[START]

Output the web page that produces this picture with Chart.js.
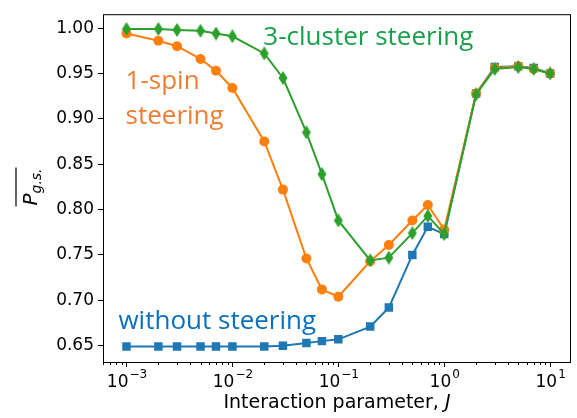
<!DOCTYPE html>
<html lang="en">
<head>
<meta charset="UTF-8">
<title>Ground state probability vs J</title>
<script src="https://cdn.jsdelivr.net/npm/chart.js"></script>
<style>
  html, body { margin: 0; padding: 0; background: #fff; overflow: hidden; }
  #wrap { width: 577px; height: 418px; }
</style>
</head>
<body>
<div id="wrap"><canvas id="chart"></canvas></div>
<script>
  // interaction parameter J
  const J = [0.001, 0.002, 0.003, 0.005, 0.007, 0.01, 0.02, 0.03, 0.05, 0.07,
             0.1, 0.2, 0.3, 0.5, 0.7, 1, 2, 3, 5, 7, 10];
  const withoutSteering = [0.649, 0.649, 0.649, 0.649, 0.649, 0.649, 0.649, 0.650, 0.653, 0.655,
                           0.657, 0.671, 0.692, 0.750, 0.781, 0.773, 0.928, 0.957, 0.958, 0.956, 0.950];
  const oneSpin = [0.994, 0.986, 0.980, 0.966, 0.953, 0.934, 0.875, 0.822, 0.746, 0.712,
                   0.704, 0.743, 0.761, 0.788, 0.805, 0.778, 0.928, 0.956, 0.958, 0.955, 0.950];
  const threeCluster = [0.999, 0.999, 0.998, 0.997, 0.994, 0.991, 0.972, 0.945, 0.885, 0.839,
                        0.788, 0.744, 0.747, 0.774, 0.793, 0.773, 0.927, 0.955, 0.957, 0.955, 0.950];
  const decades = [0.001, 0.01, 0.1, 1, 10];
  const exponents = ['−3', '−2', '−1', '0', '1'];
  const yTicks = [0.65, 0.70, 0.75, 0.80, 0.85, 0.90, 0.95, 1.00];
  // in-plot labels, positioned in data coordinates
  const notes = [
    ['3-cluster steering', 0.0196, 0.990, '#1a9f4b'],
    ['1-spin', 0.00098, 0.941, '#ee7d31'],
    ['steering', 0.00098, 0.903, '#ee7d31'],
    ['without steering', 0.00084, 0.676, '#0a70be'],
  ];

  function thinDiamond(color) {
    const c = document.createElement('canvas');
    c.width = 10; c.height = 14;
    const g = c.getContext('2d');
    g.fillStyle = color;
    g.beginPath();
    g.moveTo(5, 0); g.lineTo(9.5, 7); g.lineTo(5, 14); g.lineTo(0.5, 7);
    g.closePath(); g.fill();
    return c;
  }

  const toPts = vals => J.map((x, i) => ({ x, y: vals[i] }));

  const extras = {
    id: 'extras',
    afterDraw(chart) {
      const g = chart.ctx;
      const { left, right, top, bottom } = chart.chartArea;
      const xs = chart.scales.x, ys = chart.scales.y;
      g.save();
      // frame
      g.strokeStyle = '#000';
      g.lineWidth = 1;
      g.strokeRect(left + 0.5, top + 0.5, right - left - 1, bottom - top);
      // x ticks, major and minor
      for (let e = -4; e <= 1; e++) {
        for (let m = 1; m <= 9; m++) {
          const v = m * Math.pow(10, e);
          const px = xs.getPixelForValue(v);
          if (px < left || px > right) continue;
          const len = m === 1 ? 5 : 3;
          g.beginPath();
          g.moveTo(Math.round(px) + 0.5, bottom);
          g.lineTo(Math.round(px) + 0.5, bottom + len);
          g.stroke();
        }
      }
      // x tick labels 10^n
      g.fillStyle = '#000';
      g.textBaseline = 'alphabetic';
      g.textAlign = 'left';
      decades.forEach((v, i) => {
        const px = xs.getPixelForValue(v);
        g.font = '17px "DejaVu Sans"';
        const wb = g.measureText('10').width;
        g.font = '12px "DejaVu Sans"';
        const we = g.measureText(exponents[i]).width;
        const x0 = px - (wb + we) / 2;
        g.font = '17px "DejaVu Sans"';
        g.fillText('10', x0, bottom + 25);
        g.font = '12px "DejaVu Sans"';
        g.fillText(exponents[i], x0 + wb + 1, bottom + 16);
      });
      // x title with italic J
      g.font = '19px "DejaVu Sans"';
      const t1 = 'Interaction parameter, ';
      const w1 = g.measureText(t1).width;
      g.font = 'italic 19px "DejaVu Sans"';
      const w2 = g.measureText('J').width;
      const tx = (left + right) / 2 - (w1 + w2) / 2;
      g.font = '19px "DejaVu Sans"';
      g.fillText(t1, tx, bottom + 46);
      g.font = 'italic 19px "DejaVu Sans"';
      g.fillText('J', tx + w1, bottom + 46);
      // notes
      g.font = '26px "Open Sans", "Noto Sans", sans-serif';
      g.textBaseline = 'middle';
      notes.forEach(([t, x, y, col]) => {
        g.fillStyle = col;
        g.fillText(t, xs.getPixelForValue(x), ys.getPixelForValue(y));
      });
      // y title: overline P_{g.s.}
      g.translate(30, 187);
      g.rotate(-Math.PI / 2);
      g.fillStyle = '#000';
      g.textBaseline = 'alphabetic';
      g.font = 'italic 20px "DejaVu Sans"';
      const wP = g.measureText('P').width;
      g.font = 'italic 14px "DejaVu Sans"';
      const wS = g.measureText('g.s.').width;
      const total = wP + wS;
      const x0 = -total / 2;
      g.font = 'italic 20px "DejaVu Sans"';
      g.fillText('P', x0, 7);
      g.font = 'italic 14px "DejaVu Sans"';
      g.fillText('g.s.', x0 + wP, 11);
      g.lineWidth = 1.2;
      g.beginPath();
      g.moveTo(x0 - 1, -14);
      g.lineTo(x0 + total + 1, -14);
      g.stroke();
      g.restore();
    }
  };

  new Chart(document.getElementById('chart'), {
    type: 'line',
    data: {
      datasets: [
        {
          data: toPts(threeCluster),
          borderColor: '#2ca02c', backgroundColor: '#2ca02c',
          pointStyle: thinDiamond('#2ca02c'), borderWidth: 2,
        },
        {
          data: toPts(oneSpin),
          borderColor: '#ff7f0e', backgroundColor: '#ff7f0e',
          pointStyle: 'circle', pointRadius: 5, borderWidth: 2, pointBorderWidth: 0,
        },
        {
          data: toPts(withoutSteering),
          borderColor: '#1f77b4', backgroundColor: '#1f77b4',
          pointStyle: 'rect', pointRadius: 6, borderWidth: 2, pointBorderWidth: 0,
        },
      ]
    },
    options: {
      responsive: true,
      maintainAspectRatio: false,
      animation: false,
      layout: { padding: { top: 12, right: 4, left: 0, bottom: 0 } },
      plugins: { legend: { display: false }, tooltip: { enabled: false } },
      scales: {
        x: {
          type: 'logarithmic',
          min: Math.pow(10, -3.206),
          max: Math.pow(10, 1.197),
          afterBuildTicks: s => { s.ticks = decades.map(v => ({ value: v })); },
          afterFit: s => { s.height = 56; },
          grid: { display: false },
          border: { display: false },
          ticks: { display: false },
        },
        y: {
          min: 0.632,
          max: 1.0153,
          afterBuildTicks: s => { s.ticks = yTicks.map(v => ({ value: v })); },
          afterFit: s => { s.width = 103; },
          grid: { drawOnChartArea: false, tickLength: 5, tickColor: '#000' },
          border: { display: false },
          ticks: {
            color: '#000', padding: 4,
            font: { family: '"DejaVu Sans"', size: 17 },
            callback: v => v.toFixed(2),
          },
        },
      },
    },
    plugins: [extras],
  });
</script>
</body>
</html>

[END]

INSTRUCTIONS FOR THE TASK -> Write out the full listing verbatim, excluding its pictures.

THE RESPONSE ->
Output the web page that produces this picture with Chart.js.
<!DOCTYPE html>
<html lang="en">
<head>
<meta charset="UTF-8">
<title>Ground state probability vs J</title>
<script src="https://cdn.jsdelivr.net/npm/chart.js"></script>
<style>
  html, body { margin: 0; padding: 0; background: #fff; overflow: hidden; }
  #wrap { width: 577px; height: 418px; }
</style>
</head>
<body>
<div id="wrap"><canvas id="chart"></canvas></div>
<script>
  // interaction parameter J
  const J = [0.001, 0.002, 0.003, 0.005, 0.007, 0.01, 0.02, 0.03, 0.05, 0.07,
             0.1, 0.2, 0.3, 0.5, 0.7, 1, 2, 3, 5, 7, 10];
  const withoutSteering = [0.649, 0.649, 0.649, 0.649, 0.649, 0.649, 0.649, 0.650, 0.653, 0.655,
                           0.657, 0.671, 0.692, 0.750, 0.781, 0.773, 0.928, 0.957, 0.958, 0.956, 0.950];
  const oneSpin = [0.994, 0.986, 0.980, 0.966, 0.953, 0.934, 0.875, 0.822, 0.746, 0.712,
                   0.704, 0.743, 0.761, 0.788, 0.805, 0.778, 0.928, 0.956, 0.958, 0.955, 0.950];
  const threeCluster = [0.999, 0.999, 0.998, 0.997, 0.994, 0.991, 0.972, 0.945, 0.885, 0.839,
                        0.788, 0.744, 0.747, 0.774, 0.793, 0.773, 0.927, 0.955, 0.957, 0.955, 0.950];
  const decades = [0.001, 0.01, 0.1, 1, 10];
  const exponents = ['−3', '−2', '−1', '0', '1'];
  const yTicks = [0.65, 0.70, 0.75, 0.80, 0.85, 0.90, 0.95, 1.00];
  // in-plot labels, positioned in data coordinates
  const notes = [
    ['3-cluster steering', 0.0196, 0.990, '#1a9f4b'],
    ['1-spin', 0.00098, 0.941, '#ee7d31'],
    ['steering', 0.00098, 0.903, '#ee7d31'],
    ['without steering', 0.00084, 0.676, '#0a70be'],
  ];

  function thinDiamond(color) {
    const c = document.createElement('canvas');
    c.width = 10; c.height = 14;
    const g = c.getContext('2d');
    g.fillStyle = color;
    g.beginPath();
    g.moveTo(5, 0); g.lineTo(9.5, 7); g.lineTo(5, 14); g.lineTo(0.5, 7);
    g.closePath(); g.fill();
    return c;
  }

  const toPts = vals => J.map((x, i) => ({ x, y: vals[i] }));

  const extras = {
    id: 'extras',
    afterDraw(chart) {
      const g = chart.ctx;
      const { left, right, top, bottom } = chart.chartArea;
      const xs = chart.scales.x, ys = chart.scales.y;
      g.save();
      // frame
      g.strokeStyle = '#000';
      g.lineWidth = 1;
      g.strokeRect(left + 0.5, top + 0.5, right - left - 1, bottom - top);
      // x ticks, major and minor
      for (let e = -4; e <= 1; e++) {
        for (let m = 1; m <= 9; m++) {
          const v = m * Math.pow(10, e);
          const px = xs.getPixelForValue(v);
          if (px < left || px > right) continue;
          const len = m === 1 ? 5 : 3;
          g.beginPath();
          g.moveTo(Math.round(px) + 0.5, bottom);
          g.lineTo(Math.round(px) + 0.5, bottom + len);
          g.stroke();
        }
      }
      // x tick labels 10^n
      g.fillStyle = '#000';
      g.textBaseline = 'alphabetic';
      g.textAlign = 'left';
      decades.forEach((v, i) => {
        const px = xs.getPixelForValue(v);
        g.font = '17px "DejaVu Sans"';
        const wb = g.measureText('10').width;
        g.font = '12px "DejaVu Sans"';
        const we = g.measureText(exponents[i]).width;
        const x0 = px - (wb + we) / 2;
        g.font = '17px "DejaVu Sans"';
        g.fillText('10', x0, bottom + 25);
        g.font = '12px "DejaVu Sans"';
        g.fillText(exponents[i], x0 + wb + 1, bottom + 16);
      });
      // x title with italic J
      g.font = '19px "DejaVu Sans"';
      const t1 = 'Interaction parameter, ';
      const w1 = g.measureText(t1).width;
      g.font = 'italic 19px "DejaVu Sans"';
      const w2 = g.measureText('J').width;
      const tx = (left + right) / 2 - (w1 + w2) / 2;
      g.font = '19px "DejaVu Sans"';
      g.fillText(t1, tx, bottom + 46);
      g.font = 'italic 19px "DejaVu Sans"';
      g.fillText('J', tx + w1, bottom + 46);
      // notes
      g.font = '26px "Open Sans", "Noto Sans", sans-serif';
      g.textBaseline = 'middle';
      notes.forEach(([t, x, y, col]) => {
        g.fillStyle = col;
        g.fillText(t, xs.getPixelForValue(x), ys.getPixelForValue(y));
      });
      // y title: overline P_{g.s.}
      g.translate(30, 187);
      g.rotate(-Math.PI / 2);
      g.fillStyle = '#000';
      g.textBaseline = 'alphabetic';
      g.font = 'italic 20px "DejaVu Sans"';
      const wP = g.measureText('P').width;
      g.font = 'italic 14px "DejaVu Sans"';
      const wS = g.measureText('g.s.').width;
      const total = wP + wS;
      const x0 = -total / 2;
      g.font = 'italic 20px "DejaVu Sans"';
      g.fillText('P', x0, 7);
      g.font = 'italic 14px "DejaVu Sans"';
      g.fillText('g.s.', x0 + wP, 11);
      g.lineWidth = 1.2;
      g.beginPath();
      g.moveTo(x0 - 1, -14);
      g.lineTo(x0 + total + 1, -14);
      g.stroke();
      g.restore();
    }
  };

  new Chart(document.getElementById('chart'), {
    type: 'line',
    data: {
      datasets: [
        {
          data: toPts(threeCluster),
          borderColor: '#2ca02c', backgroundColor: '#2ca02c',
          pointStyle: thinDiamond('#2ca02c'), borderWidth: 2,
        },
        {
          data: toPts(oneSpin),
          borderColor: '#ff7f0e', backgroundColor: '#ff7f0e',
          pointStyle: 'circle', pointRadius: 5, borderWidth: 2, pointBorderWidth: 0,
        },
        {
          data: toPts(withoutSteering),
          borderColor: '#1f77b4', backgroundColor: '#1f77b4',
          pointStyle: 'rect', pointRadius: 6, borderWidth: 2, pointBorderWidth: 0,
        },
      ]
    },
    options: {
      responsive: true,
      maintainAspectRatio: false,
      animation: false,
      layout: { padding: { top: 12, right: 4, left: 0, bottom: 0 } },
      plugins: { legend: { display: false }, tooltip: { enabled: false } },
      scales: {
        x: {
          type: 'logarithmic',
          min: Math.pow(10, -3.206),
          max: Math.pow(10, 1.197),
          afterBuildTicks: s => { s.ticks = decades.map(v => ({ value: v })); },
          afterFit: s => { s.height = 56; },
          grid: { display: false },
          border: { display: false },
          ticks: { display: false },
        },
        y: {
          min: 0.632,
          max: 1.0153,
          afterBuildTicks: s => { s.ticks = yTicks.map(v => ({ value: v })); },
          afterFit: s => { s.width = 103; },
          grid: { drawOnChartArea: false, tickLength: 5, tickColor: '#000' },
          border: { display: false },
          ticks: {
            color: '#000', padding: 4,
            font: { family: '"DejaVu Sans"', size: 17 },
            callback: v => v.toFixed(2),
          },
        },
      },
    },
    plugins: [extras],
  });
</script>
</body>
</html>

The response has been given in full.